Skip the pictures, please, and write out exactly the lines from the opening of the data through the line containing "label=labels[2], clip_on=False, zorder=5)".
((
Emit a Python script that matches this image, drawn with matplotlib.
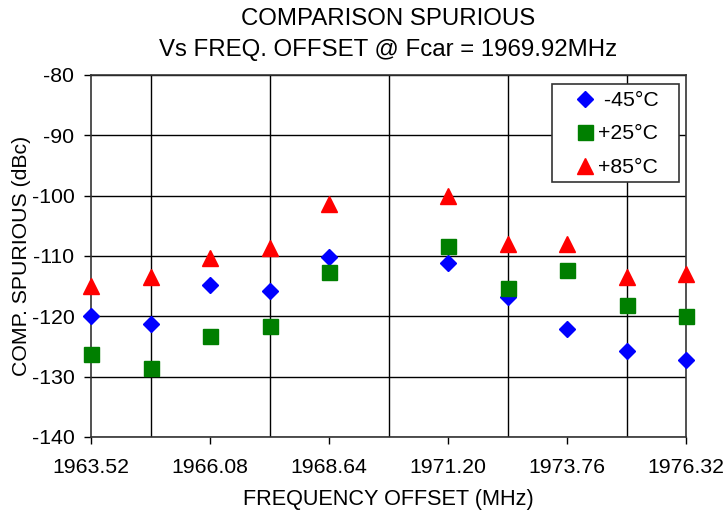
import matplotlib
matplotlib.use("Agg")
import matplotlib.pyplot as plt
from matplotlib.patches import Rectangle
import numpy as np

plt.rcParams['font.family'] = ['Liberation Sans', 'DejaVu Sans']
plt.rcParams['axes.unicode_minus'] = False

freq = [1963.52, 1964.80, 1966.08, 1967.36, 1968.64, 1971.20, 1972.48, 1973.76, 1975.04, 1976.32]
m45 = [-120.0, -121.2, -114.8, -115.8, -110.1, -111.1, -116.8, -122.1, -125.7, -127.3]
p25 = [-126.2, -128.5, -123.2, -121.6, -112.6, -108.3, -115.3, -112.3, -118.1, -119.9]
p85 = [-115.0, -113.4, -110.3, -108.6, -101.4, -100.0, -108.0, -108.0, -113.4, -113.0]
labels = [' -45°C', '+25°C', '+85°C']
xticks = [1963.52, 1966.08, 1968.64, 1971.20, 1973.76, 1976.32]
xgrid = [1963.52 + 1.28 * k for k in range(11)]

fig = plt.figure(figsize=(7.23, 5.14), dpi=100)
ax = fig.add_axes([91/723, 1-437/514, 595/723, 362/514])

ax.plot(freq, m45, linestyle='none', marker='D', ms=8.2, color='#0000ff', label=labels[0], clip_on=False, zorder=5)
ax.plot(freq, p25, linestyle='none', marker='s', ms=10.8, color='#007f00', label=labels[1], clip_on=False, zorder=5)
ax.plot(freq, p85, linestyle='none', marker='^', ms=11, color='#ff0000', label=labels[2], clip_on=False, zorder=5)

ax.set_xlim(1963.52, 1976.32)
ax.set_ylim(-140, -80)
ax.set_xticks(xticks)
ax.set_xticklabels([f"{v:.2f}" for v in xticks])
ax.set_xticks(xgrid, minor=True)
ax.set_yticks(np.arange(-140, -79, 10))
ax.tick_params(axis='both', which='major', direction='out', length=5, width=1, labelsize=15.3, colors='black')
ax.tick_params(axis='y', pad=7)
ax.tick_params(axis='x', pad=10)
ax.tick_params(axis='x', which='minor', length=0)
ax.grid(True, which='major', axis='y', color='black', linewidth=1)
ax.grid(True, which='minor', axis='x', color='black', linewidth=1)
for s in ax.spines.values():
    s.set_color('#333333')
    s.set_linewidth(1.2)
ax.set_axisbelow(True)

ax.set_xlabel('FREQUENCY OFFSET (MHz)', fontsize=15.6)
ax.xaxis.set_label_coords(0.5, -(500 - 437) / 362, transform=ax.transAxes)
ax.set_ylabel('COMP. SPURIOUS (dBc)', fontsize=15.3)
ax.yaxis.set_label_coords(-(91 - 22) / 595, 0.5)
ax.yaxis.label.set_va('center')
ax.xaxis.label.set_va('center')

cx = 0.5 * (91 + 686) / 723
fig.text(cx, 1 - 19/514, 'COMPARISON SPURIOUS', ha='center', va='center', fontsize=17.3)
fig.text(cx, 1 - 50/514, 'Vs FREQ. OFFSET @ Fcar = 1969.92MHz', ha='center', va='center', fontsize=17.3)

# legend box
x0 = (552 - 91) / 595
x1 = (679 - 91) / 595
y1 = (437 - 84) / 362
y0 = (437 - 182) / 362
ax.add_patch(Rectangle((x0, y0), x1 - x0, y1 - y0, transform=ax.transAxes, facecolor='white',
                       edgecolor='#333333', linewidth=1.2, zorder=6, clip_on=False))
leg = ax.legend(loc='center left', bbox_to_anchor=((586 - 91) / 595 - 0.017, (437 - 134) / 362),
                borderaxespad=0, borderpad=0, fontsize=15.3, frameon=False, labelspacing=0.68,
                handletextpad=0.15, handlelength=0.9, numpoints=1)
leg.set_zorder(7)

fig.savefig('out.png', dpi=100)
))
» **Solution to the exercise**:
Emit a Python script that matches this image, drawn with matplotlib.
import matplotlib
matplotlib.use("Agg")
import matplotlib.pyplot as plt
from matplotlib.patches import Rectangle
import numpy as np

plt.rcParams['font.family'] = ['Liberation Sans', 'DejaVu Sans']
plt.rcParams['axes.unicode_minus'] = False

freq = [1963.52, 1964.80, 1966.08, 1967.36, 1968.64, 1971.20, 1972.48, 1973.76, 1975.04, 1976.32]
m45 = [-120.0, -121.2, -114.8, -115.8, -110.1, -111.1, -116.8, -122.1, -125.7, -127.3]
p25 = [-126.2, -128.5, -123.2, -121.6, -112.6, -108.3, -115.3, -112.3, -118.1, -119.9]
p85 = [-115.0, -113.4, -110.3, -108.6, -101.4, -100.0, -108.0, -108.0, -113.4, -113.0]
labels = [' -45°C', '+25°C', '+85°C']
xticks = [1963.52, 1966.08, 1968.64, 1971.20, 1973.76, 1976.32]
xgrid = [1963.52 + 1.28 * k for k in range(11)]

fig = plt.figure(figsize=(7.23, 5.14), dpi=100)
ax = fig.add_axes([91/723, 1-437/514, 595/723, 362/514])

ax.plot(freq, m45, linestyle='none', marker='D', ms=8.2, color='#0000ff', label=labels[0], clip_on=False, zorder=5)
ax.plot(freq, p25, linestyle='none', marker='s', ms=10.8, color='#007f00', label=labels[1], clip_on=False, zorder=5)
ax.plot(freq, p85, linestyle='none', marker='^', ms=11, color='#ff0000', label=labels[2], clip_on=False, zorder=5)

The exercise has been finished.